Tally the lines in the records underneath that contain the string "this", and state the figure by itself.
----------
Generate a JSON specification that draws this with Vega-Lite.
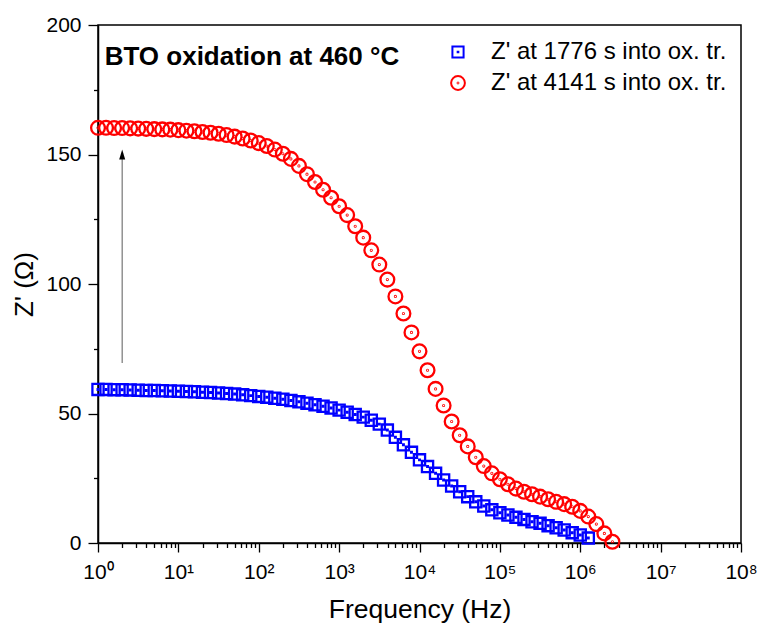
{
  "$schema": "https://vega.github.io/schema/vega-lite/v6.json",
  "width": 643,
  "height": 518,
  "autosize": {"type": "none"},
  "padding": {"left": 98, "top": 25, "right": 19, "bottom": 83},
  "background": "white",
  "config": {
    "font": "Liberation Sans",
    "view": {"stroke": "black", "strokeWidth": 1.5},
    "axis": {"domainColor": "black", "domainWidth": 1.5, "tickColor": "black", "tickWidth": 1.3, "labelColor": "black", "titleColor": "black", "grid": false}
  },
  "datasets": {
    "series": [
      {"f": 1, "z": 59.3, "s": "1776"}, {"f": 1.259, "z": 59.3, "s": "1776"}, {"f": 1.585, "z": 59.2, "s": "1776"}, {"f": 1.995, "z": 59.2, "s": "1776"}, {"f": 2.512, "z": 59.1, "s": "1776"}, {"f": 3.162, "z": 59.0, "s": "1776"}, {"f": 3.981, "z": 58.9, "s": "1776"}, {"f": 5.012, "z": 58.9, "s": "1776"}, {"f": 6.31, "z": 58.8, "s": "1776"}, {"f": 7.943, "z": 58.7, "s": "1776"},
      {"f": 10, "z": 58.6, "s": "1776"}, {"f": 12.59, "z": 58.5, "s": "1776"}, {"f": 15.85, "z": 58.4, "s": "1776"}, {"f": 19.95, "z": 58.2, "s": "1776"}, {"f": 25.12, "z": 58.1, "s": "1776"}, {"f": 31.62, "z": 57.9, "s": "1776"}, {"f": 39.81, "z": 57.7, "s": "1776"}, {"f": 50.12, "z": 57.5, "s": "1776"}, {"f": 63.1, "z": 57.2, "s": "1776"}, {"f": 79.43, "z": 56.9, "s": "1776"},
      {"f": 100, "z": 56.6, "s": "1776"}, {"f": 125.9, "z": 56.3, "s": "1776"}, {"f": 158.5, "z": 55.9, "s": "1776"}, {"f": 199.5, "z": 55.5, "s": "1776"}, {"f": 251.2, "z": 55.0, "s": "1776"}, {"f": 316.2, "z": 54.5, "s": "1776"}, {"f": 398.1, "z": 54.0, "s": "1776"}, {"f": 501.2, "z": 53.4, "s": "1776"}, {"f": 631, "z": 52.8, "s": "1776"}, {"f": 794.3, "z": 52.1, "s": "1776"},
      {"f": 1000, "z": 51.3, "s": "1776"}, {"f": 1259, "z": 50.5, "s": "1776"}, {"f": 1585, "z": 49.6, "s": "1776"}, {"f": 1995, "z": 48.6, "s": "1776"}, {"f": 2512, "z": 47.4, "s": "1776"}, {"f": 3162, "z": 45.9, "s": "1776"}, {"f": 3981, "z": 43.6, "s": "1776"}, {"f": 5012, "z": 40.8, "s": "1776"}, {"f": 6310, "z": 37.9, "s": "1776"}, {"f": 7943, "z": 35.0, "s": "1776"},
      {"f": 10000, "z": 32.1, "s": "1776"}, {"f": 12590, "z": 29.5, "s": "1776"}, {"f": 15850, "z": 26.9, "s": "1776"}, {"f": 19950, "z": 24.3, "s": "1776"}, {"f": 25120, "z": 22.0, "s": "1776"}, {"f": 31620, "z": 19.8, "s": "1776"}, {"f": 39810, "z": 17.9, "s": "1776"}, {"f": 50120, "z": 15.9, "s": "1776"}, {"f": 63100, "z": 14.3, "s": "1776"}, {"f": 79430, "z": 12.8, "s": "1776"},
      {"f": 100000, "z": 11.7, "s": "1776"}, {"f": 125900, "z": 10.8, "s": "1776"}, {"f": 158500, "z": 9.9, "s": "1776"}, {"f": 199500, "z": 9.1, "s": "1776"}, {"f": 251200, "z": 8.2, "s": "1776"}, {"f": 316200, "z": 7.6, "s": "1776"}, {"f": 398100, "z": 6.7, "s": "1776"}, {"f": 501200, "z": 5.9, "s": "1776"}, {"f": 631000, "z": 5.0, "s": "1776"}, {"f": 794300, "z": 4.0, "s": "1776"},
      {"f": 1000000, "z": 3.1, "s": "1776"}, {"f": 1259000, "z": 1.9, "s": "1776"},
      {"f": 1, "z": 160.3, "s": "4141"}, {"f": 1.259, "z": 160.3, "s": "4141"}, {"f": 1.585, "z": 160.2, "s": "4141"}, {"f": 1.995, "z": 160.2, "s": "4141"}, {"f": 2.512, "z": 160.1, "s": "4141"}, {"f": 3.162, "z": 160.0, "s": "4141"}, {"f": 3.981, "z": 159.9, "s": "4141"}, {"f": 5.012, "z": 159.8, "s": "4141"}, {"f": 6.31, "z": 159.7, "s": "4141"}, {"f": 7.943, "z": 159.6, "s": "4141"},
      {"f": 10, "z": 159.4, "s": "4141"}, {"f": 12.59, "z": 159.2, "s": "4141"}, {"f": 15.85, "z": 159.0, "s": "4141"}, {"f": 19.95, "z": 158.7, "s": "4141"}, {"f": 25.12, "z": 158.4, "s": "4141"}, {"f": 31.62, "z": 158.0, "s": "4141"}, {"f": 39.81, "z": 157.5, "s": "4141"}, {"f": 50.12, "z": 156.9, "s": "4141"}, {"f": 63.1, "z": 156.2, "s": "4141"}, {"f": 79.43, "z": 155.4, "s": "4141"},
      {"f": 100, "z": 154.4, "s": "4141"}, {"f": 125.9, "z": 153.3, "s": "4141"}, {"f": 158.5, "z": 151.9, "s": "4141"}, {"f": 199.5, "z": 150.3, "s": "4141"}, {"f": 251.2, "z": 148.3, "s": "4141"}, {"f": 316.2, "z": 145.6, "s": "4141"}, {"f": 398.1, "z": 142.4, "s": "4141"}, {"f": 501.2, "z": 139.4, "s": "4141"}, {"f": 631, "z": 136.4, "s": "4141"}, {"f": 794.3, "z": 133.3, "s": "4141"},
      {"f": 1000, "z": 130.0, "s": "4141"}, {"f": 1259, "z": 126.6, "s": "4141"}, {"f": 1585, "z": 122.3, "s": "4141"}, {"f": 1995, "z": 117.9, "s": "4141"}, {"f": 2512, "z": 113.0, "s": "4141"}, {"f": 3162, "z": 107.5, "s": "4141"}, {"f": 3981, "z": 101.7, "s": "4141"}, {"f": 5012, "z": 95.2, "s": "4141"}, {"f": 6310, "z": 88.6, "s": "4141"}, {"f": 7943, "z": 81.3, "s": "4141"},
      {"f": 10000, "z": 74.0, "s": "4141"}, {"f": 12590, "z": 66.7, "s": "4141"}, {"f": 15850, "z": 59.5, "s": "4141"}, {"f": 19950, "z": 53.1, "s": "4141"}, {"f": 25120, "z": 46.9, "s": "4141"}, {"f": 31620, "z": 41.6, "s": "4141"}, {"f": 39810, "z": 37.3, "s": "4141"}, {"f": 50120, "z": 33.1, "s": "4141"}, {"f": 63100, "z": 29.7, "s": "4141"}, {"f": 79430, "z": 26.9, "s": "4141"},
      {"f": 100000, "z": 24.6, "s": "4141"}, {"f": 125900, "z": 22.7, "s": "4141"}, {"f": 158500, "z": 21.0, "s": "4141"}, {"f": 199500, "z": 19.8, "s": "4141"}, {"f": 251200, "z": 18.8, "s": "4141"}, {"f": 316200, "z": 17.9, "s": "4141"}, {"f": 398100, "z": 16.9, "s": "4141"}, {"f": 501200, "z": 15.9, "s": "4141"}, {"f": 631000, "z": 15.0, "s": "4141"}, {"f": 794300, "z": 14.0, "s": "4141"},
      {"f": 1000000, "z": 12.4, "s": "4141"}, {"f": 1259000, "z": 10.2, "s": "4141"}, {"f": 1585000, "z": 7.3, "s": "4141"}, {"f": 1995000, "z": 3.7, "s": "4141"}, {"f": 2512000, "z": 0.5, "s": "4141"}
    ],
    "arrow": [
      {"f": 2, "y1": 69.5, "y2": 149, "tip": 150}
    ]
  },
  "layer": [
    {
      "data": {"name": "arrow"},
      "mark": {"type": "rule", "color": "#808080", "strokeWidth": 1.3},
      "encoding": {
        "x": {"field": "f", "type": "quantitative", "scale": {"type": "log", "domain": [1, 100000000], "nice": false}},
        "y": {"field": "y1", "type": "quantitative"},
        "y2": {"field": "y2"}
      }
    },
    {
      "data": {"name": "arrow"},
      "mark": {"type": "point", "shape": "M0,-1L0.6,1L-0.6,1Z", "filled": true, "color": "black", "size": 100, "opacity": 1},
      "encoding": {
        "x": {"field": "f", "type": "quantitative"},
        "y": {"field": "tip", "type": "quantitative"}
      }
    },
    {
      "data": {"name": "arrow"},
      "mark": {"type": "text", "text": "BTO oxidation at 460 °C", "fontSize": 26, "fontWeight": "bold", "color": "black", "align": "left", "baseline": "alphabetic"},
      "encoding": {
        "x": {"datum": 1.21, "type": "quantitative"},
        "y": {"datum": 184.6, "type": "quantitative"}
      }
    },
    {
      "data": {"name": "series"},
      "mark": {"type": "point", "filled": false, "strokeWidth": 2.3, "opacity": 1},
      "encoding": {
        "x": {
          "field": "f", "type": "quantitative",
          "scale": {"type": "log", "domain": [1, 100000000], "nice": false},
          "axis": {
            "title": "Frequency (Hz)",
            "titleFontSize": 26.5, "titleFontWeight": "normal", "titlePadding": 14,
            "labelFontSize": 21, "labelPadding": 9, "labelOverlap": false, "labelFlush": false, "labelBound": false,
            "values": [1,2,3,4,5,6,7,8,9,10,20,30,40,50,60,70,80,90,100,200,300,400,500,600,700,800,900,1000,2000,3000,4000,5000,6000,7000,8000,9000,10000,20000,30000,40000,50000,60000,70000,80000,90000,100000,200000,300000,400000,500000,600000,700000,800000,900000,1000000,2000000,3000000,4000000,5000000,6000000,7000000,8000000,9000000,10000000,20000000,30000000,40000000,50000000,60000000,70000000,80000000,90000000,100000000],
            "labelExpr": "abs(log(datum.value)/LN10 - round(log(datum.value)/LN10)) < 0.001 ? '10' + ['⁰','¹','²','³','⁴','⁵','⁶','⁷','⁸'][round(log(datum.value)/LN10)] : ''",
            "tickSize": {"condition": {"test": "abs(log(datum.value)/LN10 - round(log(datum.value)/LN10)) < 0.001", "value": 9}, "value": 4.5}
          }
        },
        "y": {
          "field": "z", "type": "quantitative",
          "scale": {"domain": [0, 200], "nice": false},
          "axis": {
            "title": "Z' (Ω)",
            "titleFontSize": 26, "titleFontWeight": "normal", "titlePadding": 8,
            "labelFontSize": 21, "labelPadding": 7, "labelOverlap": false, "labelFlush": false,
            "values": [0, 25, 50, 75, 100, 125, 150, 175, 200],
            "labelExpr": "datum.value % 50 == 0 ? datum.label : ''",
            "tickSize": {"condition": {"test": "datum.value % 50 == 0", "value": 10}, "value": 4.5}
          }
        },
        "color": {
          "field": "s", "type": "nominal",
          "scale": {"domain": ["1776", "4141"], "range": ["#0000ff", "#ff0000"]},
          "legend": {
            "title": null,
            "orient": "none",
            "legendX": 348,
            "legendY": 15,
            "labelFontSize": 24,
            "labelColor": "black",
            "labelLimit": 400,
            "labelOffset": 21,
            "rowPadding": 7,
            "symbolSize": 140,
            "symbolStrokeWidth": 2,
            "symbolFillColor": "transparent",
            "labelExpr": "\"Z' at \" + datum.label + \" s into ox. tr.\""
          }
        },
        "shape": {
          "field": "s", "type": "nominal",
          "scale": {"domain": ["1776", "4141"], "range": ["M-1,-1H1V1H-1Z M-0.06,-0.06H0.06V0.06H-0.06Z", "M1,0A1,1,0,1,1,-1,0A1,1,0,1,1,1,0Z M0.06,0A0.06,0.06,0,1,1,-0.06,0A0.06,0.06,0,1,1,0.06,0Z"]}
        },
        "size": {
          "field": "s", "type": "nominal",
          "scale": {"domain": ["1776", "4141"], "range": [125, 190]},
          "legend": null
        },
        "order": {"field": "s", "type": "nominal"}
      }
    }
  ]
}
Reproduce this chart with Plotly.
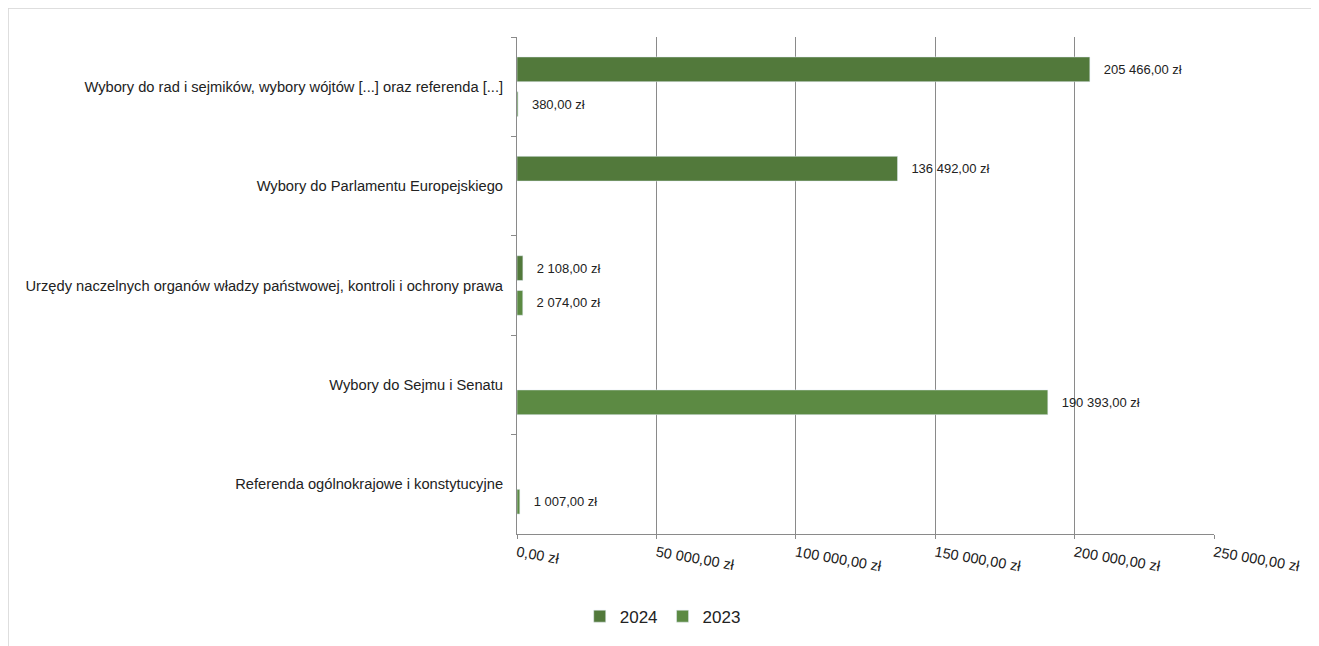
----------
### FULL OUTPUT
2